Now, in an interview with ABC News, John Byers for the first time, said that he is now convinced that Damien Echols, Jason Baldwin and Jesse Misskelley did not kill his son.
"I didn't want to see it," he said of learning of the new evidence. "I felt like Benedict Arnold. I'm going against everything I believed for 14 years.
"I want these three men to know I'm here for you," said Byers, who had himself been suspected of involvement in the murders by some people in West Memphis. "I hated you for years. I believed with all my heart you killed my son -- and I'm sorry for that."
Authorities have never called Byers a suspect.
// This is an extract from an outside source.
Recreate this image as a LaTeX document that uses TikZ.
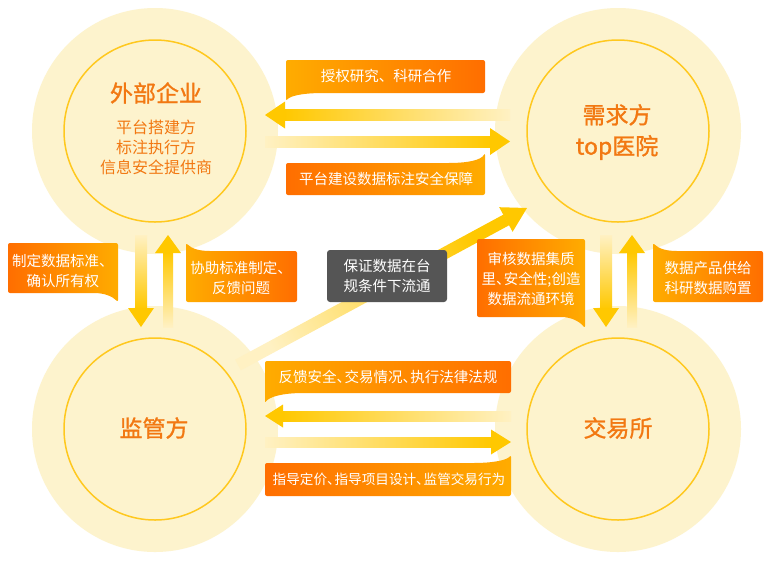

Over the years, doubts have been raised about the convictions of Echols, Baldwin and Misskelley, known as the "West Memphis Three." The case has been the subject of two books and two HBO documentaries, "Paradise Lost: The Child Murders at Robin Hood Hills" and "Paradise Lost 2: Revelations."
Echols, 19 at the time of his trial, was sentenced to death. Baldwin, 16, and Misskelley, 17, were sentenced to life in prison.
But their lawyers and supporters hope that new evidence, presented in court filings this week by Echols' lawyers, could free them.
"We have uncovered powerful scientific evidence that Damien Echols is, in fact, innocent," Echols' lawyer, Dennis Riordan, said in a statement.